*Problem to work on*: The lines from the top of the material below through the line containing "markeredgewidth=0.8, label=runs[i], zorder=3" are to be printed exactly, with pictures omitted.
=== Provided data ===
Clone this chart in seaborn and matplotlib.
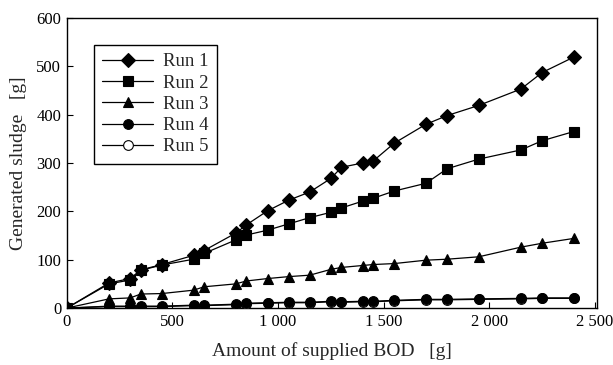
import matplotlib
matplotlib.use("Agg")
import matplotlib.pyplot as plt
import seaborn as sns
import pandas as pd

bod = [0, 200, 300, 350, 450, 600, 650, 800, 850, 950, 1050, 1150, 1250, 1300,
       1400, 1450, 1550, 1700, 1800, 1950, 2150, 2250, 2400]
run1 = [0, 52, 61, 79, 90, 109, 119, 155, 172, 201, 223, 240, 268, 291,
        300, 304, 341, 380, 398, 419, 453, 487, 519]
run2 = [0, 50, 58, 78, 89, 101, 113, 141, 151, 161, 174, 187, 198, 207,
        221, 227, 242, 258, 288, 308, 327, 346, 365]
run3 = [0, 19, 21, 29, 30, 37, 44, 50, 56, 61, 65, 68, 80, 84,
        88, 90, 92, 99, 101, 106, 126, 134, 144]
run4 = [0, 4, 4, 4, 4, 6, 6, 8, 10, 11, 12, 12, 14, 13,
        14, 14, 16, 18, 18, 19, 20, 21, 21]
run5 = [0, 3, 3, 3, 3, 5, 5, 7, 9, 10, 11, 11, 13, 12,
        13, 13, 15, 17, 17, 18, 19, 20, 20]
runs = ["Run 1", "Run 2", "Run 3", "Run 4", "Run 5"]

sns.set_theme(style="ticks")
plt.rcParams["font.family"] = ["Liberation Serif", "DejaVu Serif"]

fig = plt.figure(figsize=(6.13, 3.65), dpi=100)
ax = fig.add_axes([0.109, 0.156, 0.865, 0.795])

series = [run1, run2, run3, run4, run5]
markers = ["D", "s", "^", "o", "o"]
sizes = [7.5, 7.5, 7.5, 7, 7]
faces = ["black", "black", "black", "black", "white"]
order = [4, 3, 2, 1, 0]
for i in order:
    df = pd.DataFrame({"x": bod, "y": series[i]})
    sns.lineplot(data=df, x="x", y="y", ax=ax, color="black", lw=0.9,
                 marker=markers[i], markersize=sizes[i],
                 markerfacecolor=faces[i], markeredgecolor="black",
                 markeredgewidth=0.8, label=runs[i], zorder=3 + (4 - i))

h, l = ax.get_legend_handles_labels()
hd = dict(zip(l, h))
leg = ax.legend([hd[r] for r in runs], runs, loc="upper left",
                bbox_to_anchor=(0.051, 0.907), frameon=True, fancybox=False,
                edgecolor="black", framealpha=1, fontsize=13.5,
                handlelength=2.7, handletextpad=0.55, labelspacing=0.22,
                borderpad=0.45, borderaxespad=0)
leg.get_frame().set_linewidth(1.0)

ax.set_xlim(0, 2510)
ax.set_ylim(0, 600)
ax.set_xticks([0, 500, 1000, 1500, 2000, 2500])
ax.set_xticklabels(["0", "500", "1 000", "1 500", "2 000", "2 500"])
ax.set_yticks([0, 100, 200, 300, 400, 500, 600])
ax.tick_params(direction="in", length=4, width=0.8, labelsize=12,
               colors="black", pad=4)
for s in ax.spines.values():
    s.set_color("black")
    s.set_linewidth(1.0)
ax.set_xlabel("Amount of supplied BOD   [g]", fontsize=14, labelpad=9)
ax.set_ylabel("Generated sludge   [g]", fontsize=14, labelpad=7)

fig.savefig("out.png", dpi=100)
===
*Task output*:
Clone this chart in seaborn and matplotlib.
import matplotlib
matplotlib.use("Agg")
import matplotlib.pyplot as plt
import seaborn as sns
import pandas as pd

bod = [0, 200, 300, 350, 450, 600, 650, 800, 850, 950, 1050, 1150, 1250, 1300,
       1400, 1450, 1550, 1700, 1800, 1950, 2150, 2250, 2400]
run1 = [0, 52, 61, 79, 90, 109, 119, 155, 172, 201, 223, 240, 268, 291,
        300, 304, 341, 380, 398, 419, 453, 487, 519]
run2 = [0, 50, 58, 78, 89, 101, 113, 141, 151, 161, 174, 187, 198, 207,
        221, 227, 242, 258, 288, 308, 327, 346, 365]
run3 = [0, 19, 21, 29, 30, 37, 44, 50, 56, 61, 65, 68, 80, 84,
        88, 90, 92, 99, 101, 106, 126, 134, 144]
run4 = [0, 4, 4, 4, 4, 6, 6, 8, 10, 11, 12, 12, 14, 13,
        14, 14, 16, 18, 18, 19, 20, 21, 21]
run5 = [0, 3, 3, 3, 3, 5, 5, 7, 9, 10, 11, 11, 13, 12,
        13, 13, 15, 17, 17, 18, 19, 20, 20]
runs = ["Run 1", "Run 2", "Run 3", "Run 4", "Run 5"]

sns.set_theme(style="ticks")
plt.rcParams["font.family"] = ["Liberation Serif", "DejaVu Serif"]

fig = plt.figure(figsize=(6.13, 3.65), dpi=100)
ax = fig.add_axes([0.109, 0.156, 0.865, 0.795])

series = [run1, run2, run3, run4, run5]
markers = ["D", "s", "^", "o", "o"]
sizes = [7.5, 7.5, 7.5, 7, 7]
faces = ["black", "black", "black", "black", "white"]
order = [4, 3, 2, 1, 0]
for i in order:
    df = pd.DataFrame({"x": bod, "y": series[i]})
    sns.lineplot(data=df, x="x", y="y", ax=ax, color="black", lw=0.9,
                 marker=markers[i], markersize=sizes[i],
                 markerfacecolor=faces[i], markeredgecolor="black",
                 markeredgewidth=0.8, label=runs[i], zorder=3 + (4 - i))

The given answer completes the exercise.